We often think of cows as undifferentiated beasts whose sole purpose is to provide for man’s needs. Hence we portray them as barely conscious, without individual character, and with no inner life. Indeed, when they are in a field and unthreatened, it is difficult to imagine that cows have any consciousness at all. But when we disturb them, their consciousness becomes evident. Take a cow’s calf and you are faced with aggrieved motherhood. Intrude on a bull’s territory and you are faced with his need to protect what he values.
By studying cows at peace I have felt their inner lives, their cow-consciousness, which is all their own, always present and watchful, kept private until we disturb it. Cows and bulls that look up at us from a field usually reveal only the surface of themselves, but beneath that surface is a full range of cow emotions, ranging from curiosity and playfulness to passion and fury. These emotions are always on the edge of expression, and in ways that are unique to each animal. They can be apprehended by studying their watchful eyes and monumental bodies. When they gaze at us across the divide between species, they are assessing what impact we will have on their need to be at peace with each other.

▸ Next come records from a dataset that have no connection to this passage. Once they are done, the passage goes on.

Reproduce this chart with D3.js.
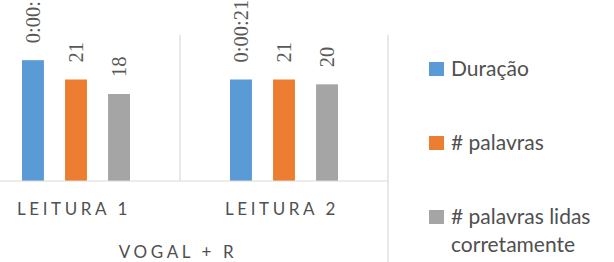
<!DOCTYPE html>
<html>
<head>
<meta charset="utf-8">
<script src="https://cdn.jsdelivr.net/npm/d3@7"></script>
<style>
  html, body { margin: 0; padding: 0; background: #fff; }
  svg { display: block; }
</style>
</head>
<body>
<svg id="chart" width="614" height="262"></svg>
<script>
// --- Data --------------------------------------------------------------
const categories = ['LEITURA 1', 'LEITURA 2'];
const groupLabel = 'VOGAL + R';
const seriesNames = ['Duração', '# palavras', '# palavras lidas corretamente'];
const duracao = [25, 21];            // seconds
const palavras = [21, 21];
const palavrasCorretas = [18, 20];
const colors = ['#5B9BD5', '#ED7D31', '#A5A5A5'];

const seriesValues = [duracao, palavras, palavrasCorretas];
const fmtTime = s => `0:${String(Math.floor(s / 60)).padStart(2, '0')}:${String(s % 60).padStart(2, '0')}`;
const labelFormats = [fmtTime, d => d, d => d];

// --- Layout ------------------------------------------------------------
const svg = d3.select('#chart');
const plotLeft = -28, plotRight = 388, baseline = 181, plotTop = 36;

const x0 = d3.scaleBand().domain(categories).range([plotLeft, plotRight]);
const x1 = d3.scaleBand().domain(d3.range(seriesNames.length))
  .range([50, 158]).paddingInner(0.49);
const y = d3.scaleLinear().domain([0, 30]).range([baseline, plotTop]);

const grid = '#d9d9d9';

// vertical separators between categories
svg.append('g').selectAll('line')
  .data(categories.map(c => x0(c) + x0.bandwidth()))
  .join('line')
  .attr('x1', d => d).attr('x2', d => d)
  .attr('y1', y(30) - 1)
  .attr('y2', (d, i) => i === categories.length - 1 ? 262 : baseline)
  .attr('stroke', grid).attr('stroke-width', 1.2);

// bars
const groups = svg.append('g').selectAll('g')
  .data(categories)
  .join('g')
  .attr('transform', d => `translate(${x0(d)},0)`);

groups.selectAll('rect')
  .data((c, ci) => seriesValues.map((vals, si) => ({ si, v: vals[ci] })))
  .join('rect')
  .attr('x', d => x1(d.si))
  .attr('width', x1.bandwidth())
  .attr('y', d => y(d.v))
  .attr('height', d => baseline - y(d.v))
  .attr('fill', d => colors[d.si]);

// data labels (rotated)
groups.selectAll('text')
  .data((c, ci) => seriesValues.map((vals, si) => ({ si, v: vals[ci] })))
  .join('text')
  .attr('transform', d => `translate(${x1(d.si) + x1.bandwidth() / 2 + 7},${y(d.v) - 17}) rotate(-90)`)
  .attr('font-family', '"Liberation Serif", serif')
  .attr('font-size', 20.5)
  .attr('fill', '#595959')
  .text(d => labelFormats[d.si](d.v));

// category axis baseline
svg.append('line')
  .attr('x1', 0).attr('x2', plotRight)
  .attr('y1', baseline).attr('y2', baseline)
  .attr('stroke', grid).attr('stroke-width', 1.2);

// category labels
svg.append('g').selectAll('text')
  .data(categories)
  .join('text')
  .attr('x', d => x0(d) + x0.bandwidth() / 2 - 2)
  .attr('y', 215)
  .attr('text-anchor', 'middle')
  .attr('font-family', 'Lato, sans-serif')
  .attr('font-size', 17)
  .attr('letter-spacing', 3.6)
  .attr('fill', '#505050')
  .text(d => d);

svg.append('text')
  .attr('x', (plotLeft + plotRight) / 2 - 2)
  .attr('y', 258)
  .attr('text-anchor', 'middle')
  .attr('font-family', 'Lato, sans-serif')
  .attr('font-size', 17)
  .attr('letter-spacing', 3.6)
  .attr('fill', '#505050')
  .text(groupLabel);

// --- Legend ------------------------------------------------------------
const legendLines = [['Duração'], ['# palavras'], ['# palavras lidas', 'corretamente']];
const legend = svg.append('g').selectAll('g')
  .data(seriesNames)
  .join('g')
  .attr('transform', (d, i) => `translate(429,${62 + i * 74})`);

legend.append('rect')
  .attr('width', 15).attr('height', 14)
  .attr('fill', (d, i) => colors[i]);

legend.append('text')
  .attr('font-family', 'Lato, sans-serif')
  .attr('font-size', 21)
  .attr('fill', '#505050')
  .selectAll('tspan')
  .data((d, i) => legendLines[i])
  .join('tspan')
  .attr('x', 22)
  .attr('y', (d, j) => 14 + j * 28)
  .text(d => d);
</script>
</body>
</html>
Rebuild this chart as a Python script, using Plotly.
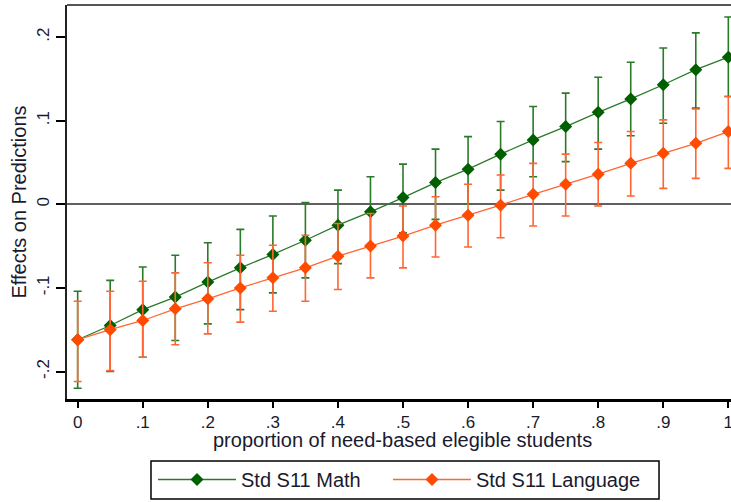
import plotly.graph_objects as go

x_vals = [0, 0.05, 0.1, 0.15, 0.2, 0.25, 0.3, 0.35, 0.4, 0.45, 0.5,
          0.55, 0.6, 0.65, 0.7, 0.75, 0.8, 0.85, 0.9, 0.95, 1.0]

math_est = [-0.162, -0.145, -0.126, -0.111, -0.093, -0.076, -0.060, -0.043, -0.025, -0.009, 0.008,
            0.026, 0.042, 0.060, 0.077, 0.093, 0.110, 0.126, 0.143, 0.161, 0.176]
math_hi = [-0.104, -0.091, -0.075, -0.061, -0.046, -0.030, -0.014, 0.002, 0.017, 0.033, 0.048,
           0.066, 0.081, 0.099, 0.117, 0.133, 0.152, 0.170, 0.187, 0.205, 0.224]
math_lo = [-0.220, -0.200, -0.183, -0.163, -0.143, -0.126, -0.106, -0.088, -0.071, -0.051, -0.034,
           -0.018, 0.000, 0.017, 0.033, 0.051, 0.066, 0.082, 0.097, 0.115, 0.129]

lang_est = [-0.162, -0.150, -0.139, -0.125, -0.113, -0.100, -0.088, -0.076, -0.062, -0.050, -0.038,
            -0.025, -0.013, -0.001, 0.012, 0.024, 0.036, 0.049, 0.061, 0.073, 0.087]
lang_hi = [-0.116, -0.104, -0.092, -0.082, -0.070, -0.061, -0.049, -0.037, -0.023, -0.011, -0.002,
           0.009, 0.024, 0.035, 0.049, 0.060, 0.074, 0.087, 0.101, 0.114, 0.129]
lang_lo = [-0.212, -0.199, -0.183, -0.168, -0.155, -0.141, -0.128, -0.116, -0.102, -0.088, -0.076,
           -0.063, -0.051, -0.040, -0.026, -0.014, -0.002, 0.010, 0.019, 0.031, 0.043]

x_tickvals = [0, 0.1, 0.2, 0.3, 0.4, 0.5, 0.6, 0.7, 0.8, 0.9, 1.0]
x_ticktext = ["0", ".1", ".2", ".3", ".4", ".5", ".6", ".7", ".8", ".9", "1"]
y_tickvals = [-0.2, -0.1, 0, 0.1, 0.2]
y_ticktext = ["-.2", "-.1", "0", ".1", ".2"]

FONT = "Liberation Sans, Arial, sans-serif"
TXT = "#1a1a2e"


def series(name, est, hi, lo, line_col, mark_col, legend_id):
    plus = [h - e for h, e in zip(hi, est)]
    minus = [e - l for e, l in zip(est, lo)]
    return go.Scatter(
        x=x_vals, y=est, name=name, mode="lines+markers", legend=legend_id,
        line=dict(color=line_col, width=1.3),
        marker=dict(symbol="diamond", size=10, color=mark_col),
        error_y=dict(type="data", symmetric=False, array=plus, arrayminus=minus,
                     color=line_col, thickness=1.6, width=4),
    )


fig = go.Figure()
fig.add_trace(series("Std S11 Math", math_est, math_hi, math_lo, "#2a7a2a", "#006000", "legend"))
fig.add_trace(series("Std S11 Language", lang_est, lang_hi, lang_lo, "#ff6633", "#ff4a00", "legend2"))

leg_common = dict(orientation="h", y=-0.1548, xanchor="left", yanchor="top",
                  borderwidth=0, bgcolor="rgba(0,0,0,0)",
                  font=dict(family=FONT, size=20, color=TXT), itemwidth=78)

fig.update_layout(
    width=731, height=502,
    margin=dict(l=67, r=0, t=5, b=103, autoexpand=False),
    paper_bgcolor="white", plot_bgcolor="white",
    font=dict(family=FONT, color=TXT, size=17),
    showlegend=True,
    legend=dict(x=0.1295, **leg_common),
    legend2=dict(x=0.4834, **leg_common),
    xaxis=dict(
        range=[-0.0164, 1.0041], tickvals=x_tickvals, ticktext=x_ticktext,
        showgrid=False, zeroline=False,
        showline=True, linecolor="#000000", linewidth=2.5,
        ticks="outside", ticklen=6, tickwidth=1.5, tickcolor="#000000",
        tickfont=dict(size=17, family=FONT, color=TXT),
        ticklabeloverflow="allow",
    ),
    yaxis=dict(
        range=[-0.2329, 0.2384], tickvals=y_tickvals, ticktext=y_ticktext,
        showgrid=False,
        zeroline=True, zerolinecolor="#606060", zerolinewidth=1.5,
        showline=True, linecolor="#222222", linewidth=2,
        ticks="outside", ticklen=9, tickwidth=1.5, tickcolor="#000000",
        tickangle=-90,
        tickfont=dict(size=17, family=FONT, color=TXT),
        title=dict(text="Effects on Predictions", font=dict(size=20, family=FONT, color=TXT), standoff=2),
    ),
    shapes=[
        dict(type="line", xref="paper", yref="paper", x0=0, x1=1, y0=1, y1=1,
             line=dict(color="#555555", width=2)),
        dict(type="rect", xref="paper", yref="paper", x0=0.1265, x1=0.8916, y0=-0.2538, y1=-0.1574,
             line=dict(color="#000000", width=1.5), fillcolor="rgba(0,0,0,0)"),
    ],
    annotations=[dict(text="proportion of need-based elegible students", xref="paper", yref="paper",
                      x=0.506, y=-0.103, xanchor="center", yanchor="middle", showarrow=False,
                      font=dict(size=20, family=FONT, color=TXT))],
)

fig.write_html("out.html")
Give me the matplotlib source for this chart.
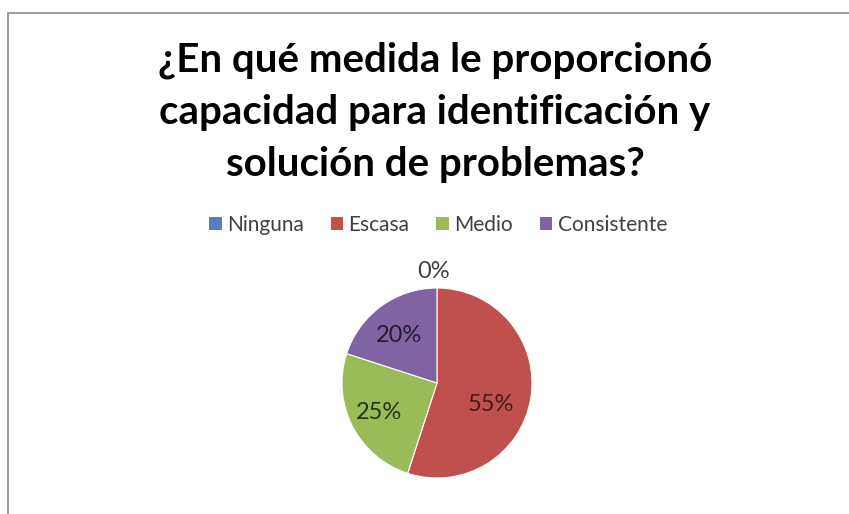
import matplotlib
matplotlib.use("Agg")
import matplotlib.pyplot as plt
import numpy as np
from matplotlib.patches import Rectangle

title = "¿En qué medida le proporcionó\ncapacidad para identificación y\nsolución de problemas?"
categories = ["Ninguna", "Escasa", "Medio", "Consistente"]
values = [0, 55, 25, 20]
colors = ["#4F81BD", "#C0504D", "#9BBB59", "#8064A2"]
label_colors = ["#404040", "#4A1A1A", "#26331A", "#231A33"]
# Excel "best fit" label placement: angle (deg) and radius (fraction of R)
label_angles = [92, -22, 207, 129]
label_radii = [1.17, 0.61, 0.68, 0.64]

plt.rcParams["font.family"] = ["Lato", "DejaVu Sans"]

W, H = 849, 514
fig = plt.figure(figsize=(W / 100, H / 100), dpi=100)

# chart frame (top and left edges visible, the rest is cropped)
fig.patches.append(Rectangle((8 / W, -0.1), 1.2, 1 - 12.5 / H + 0.1,
                             transform=fig.transFigure, fill=False,
                             edgecolor="#8C8C8C", linewidth=1.2))

fig.text(435 / W, 1 - 112 / H, title, ha="center", va="center",
         fontsize=29, fontweight="bold", color="black", linespacing=1.5)

cx, cy, r = 437, 383, 95
ax = fig.add_axes([(cx - r) / W, 1 - (cy + r) / H, 2 * r / W, 2 * r / H])
wedges, _ = ax.pie(values, colors=colors, startangle=90, counterclock=False,
                   wedgeprops=dict(linewidth=0.8, edgecolor="white"))
ax.set_xlim(-1, 1)
ax.set_ylim(-1, 1)
ax.set_aspect("equal")

for v, ang, rad, c in zip(values, label_angles, label_radii, label_colors):
    t = np.deg2rad(ang)
    ax.text(rad * np.cos(t), rad * np.sin(t), f"{v}%", ha="center",
            va="center", fontsize=17, color=c, clip_on=False)

handles = [Rectangle((0, 0), 1, 1, facecolor=c) for c in colors]
fig.legend(handles, categories, loc="center", bbox_to_anchor=(438 / W, 1 - 225 / H),
           ncol=4, frameon=False, fontsize=15, handlelength=0.6,
           handleheight=0.6, handletextpad=0.25, columnspacing=1.3,
           labelcolor="#404040")

fig.savefig("out.png", dpi=100)
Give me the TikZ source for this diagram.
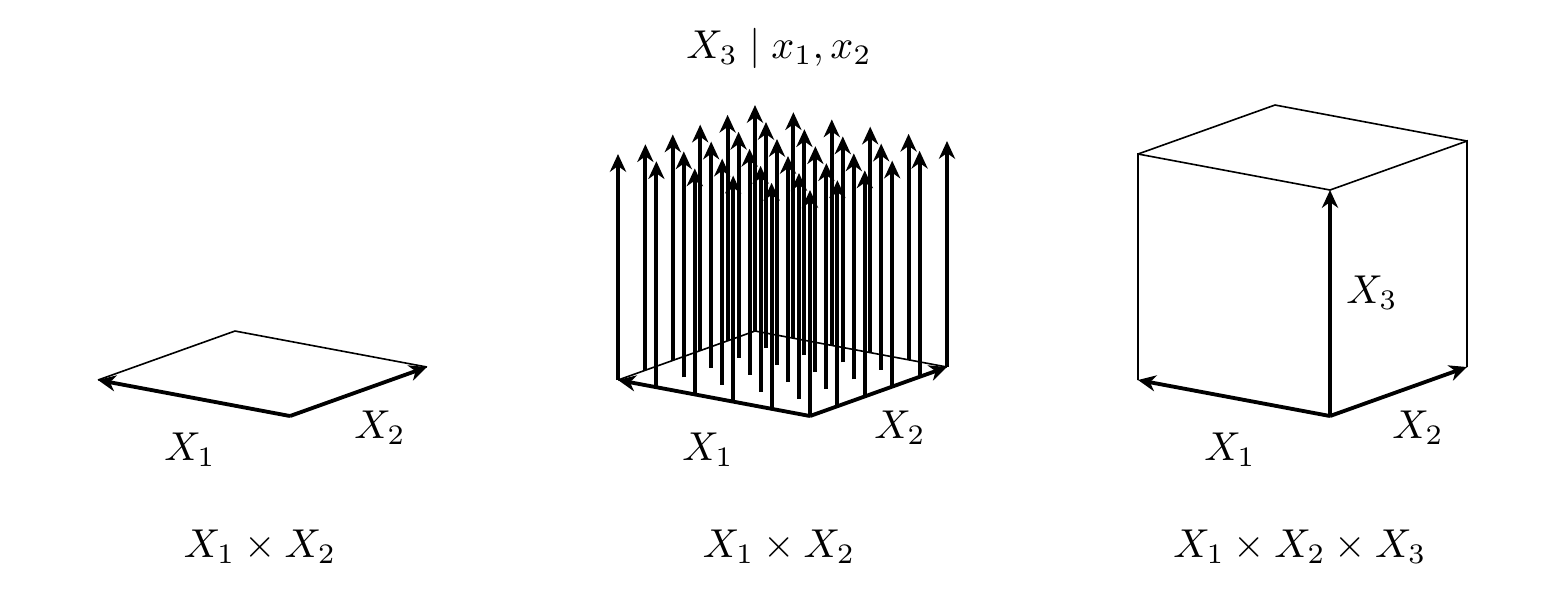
\documentclass[tikz,border=0pt]{standalone}
\usetikzlibrary{arrows.meta}
\begin{document}
\begin{tikzpicture}[x=0.248pt,y=-0.248pt,
  axis/.style={line width=0.95pt,-{Stealth[length=4.4pt,width=4pt,inset=1.4pt]}},
  edge/.style={line width=0.4pt},
  lab/.style={inner sep=0pt}]
\useasboundingbox (0,0) rectangle (1562,593);
% ---------- left: plane ----------
\coordinate (pO) at (290,416);
\coordinate (pA) at (98,380);
\coordinate (pB) at (427,367);
\coordinate (pC) at (235,331);
\draw[edge] (pA) -- (pC) -- (pB);
\draw[axis] (pO) -- (pA);
\draw[axis] (pO) -- (pB);
\node[lab] (pL1) at (190,450) {$X_1$};
\node[lab] (pL2) at (380,428) {$X_2$};
\node[lab] (pT) at (260,547) {$X_1\times X_2$};
% ---------- middle: plane with arrows ----------
\coordinate (mO) at (810,416);
\coordinate (mA) at (618,380);
\coordinate (mB) at (947,367);
\coordinate (mC) at (755,331);
\draw[edge] (mA) -- (mC) -- (mB);
\foreach \i in {5,4,...,0}{
  \foreach \j in {5,4,...,0}{
    \pgfmathsetmacro{\bx}{810-\i*192/5+\j*137/5}
    \pgfmathsetmacro{\by}{416-\i*36/5-\j*49/5}
    \coordinate (b\i\j) at (\bx,\by);
    \coordinate (t\i\j) at (\bx,\by-226);
    \draw[axis] (b\i\j) -- (t\i\j);
  }
}
\draw[axis] (mO) -- (mA);
\draw[axis] (mO) -- (mB);
\node[lab] (mL1) at (708,450) {$X_1$};
\node[lab] (mL2) at (900,428) {$X_2$};
\node[lab] (mT) at (779,547) {$X_1\times X_2$};
\node[lab] (mTop) at (779,48) {$X_3\mid x_1,x_2$};
% ---------- right: cube ----------
\coordinate (cO) at (1330,416);
\coordinate (cA) at (1138,380);
\coordinate (cB) at (1467,367);
\coordinate (cOt) at (1330,190);
\coordinate (cAt) at (1138,154);
\coordinate (cBt) at (1467,141);
\coordinate (cCt) at (1275,105);
\draw[edge] (cA) -- (cAt) -- (cOt) -- (cBt) -- (cB);
\draw[edge] (cAt) -- (cCt) -- (cBt);
\draw[axis] (cO) -- (cA);
\draw[axis] (cO) -- (cB);
\draw[axis] (cO) -- (cOt);
\node[lab] (cL1) at (1230,450) {$X_1$};
\node[lab] (cL2) at (1418,428) {$X_2$};
\node[lab] (cL3) at (1372,293) {$X_3$};
\node[lab] (cT) at (1300,547) {$X_1\times X_2\times X_3$};
\end{tikzpicture}
\end{document}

In my series, “Sacred Cows,” I portray cows and bulls as I have looked back at them across the species divide. What I have seen are beings of individualized nobility, power and patience. I have depicted their monumentality, strength and mass in watercolor because it defies the opaque wall between humans and cows and replicates the epiphanal moment when I have seen into them. It allows me to evoke their solidity, while playing good-naturedly with their forms to evoke their very touching innocence.
As an artist I stand as compassionate witness to the inner lives and needs of others, whatever their species. All beings are sacred, but there is a special virtue to cows, which I have sought to capture in “Sacred Cows.”